2007年より日本美容専門学校 教務部に勤務し、美容実習・美容技術理論の指導に従事。新人スタッフへの技術指導や専門知識教育にも携わる。

2009年にはVIDAL SASSOON TEACHERS TRAINING(ロンドン・日本)にて、美容インストラクターとしての指導技術と理論を習得。

2014年、パーソナルスタイリストジャパン卒業。

2015年、APHCA主催「アジア環太平洋ヘア&メイク オリンピック」クリエイティブヘアカラー部門で優勝。

2016年、株式会社uAを設立し、代官山にヘアサロン「Hair Make il」をオープン。
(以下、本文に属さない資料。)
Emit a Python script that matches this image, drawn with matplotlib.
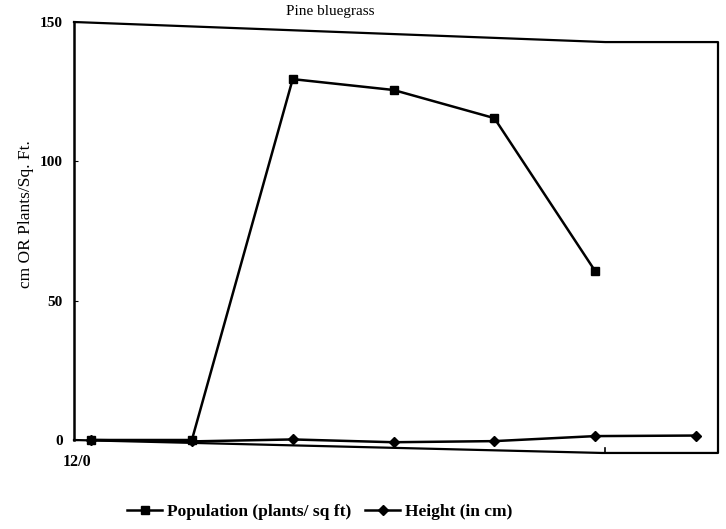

2017・2018年には「Asia International Collection」にてクリエイティブディレクターを務める。

2023年、恵比寿にリバースエイジングサロン「RASS」を設立し、反転美容®・AirSerum®事業を始動。

2024年より国内外で美容講習活動を展開。

2025年、「THE JAPAN ESSENCE GLOBAL EXPO 2026」主催・実行委員会委員長を務めると共に、「2026 Miss SAKE Azerbaijan」ブランドパートナーに就任。
さらに、Universal Alliance MMC(アゼルバイジャン法人)を設立。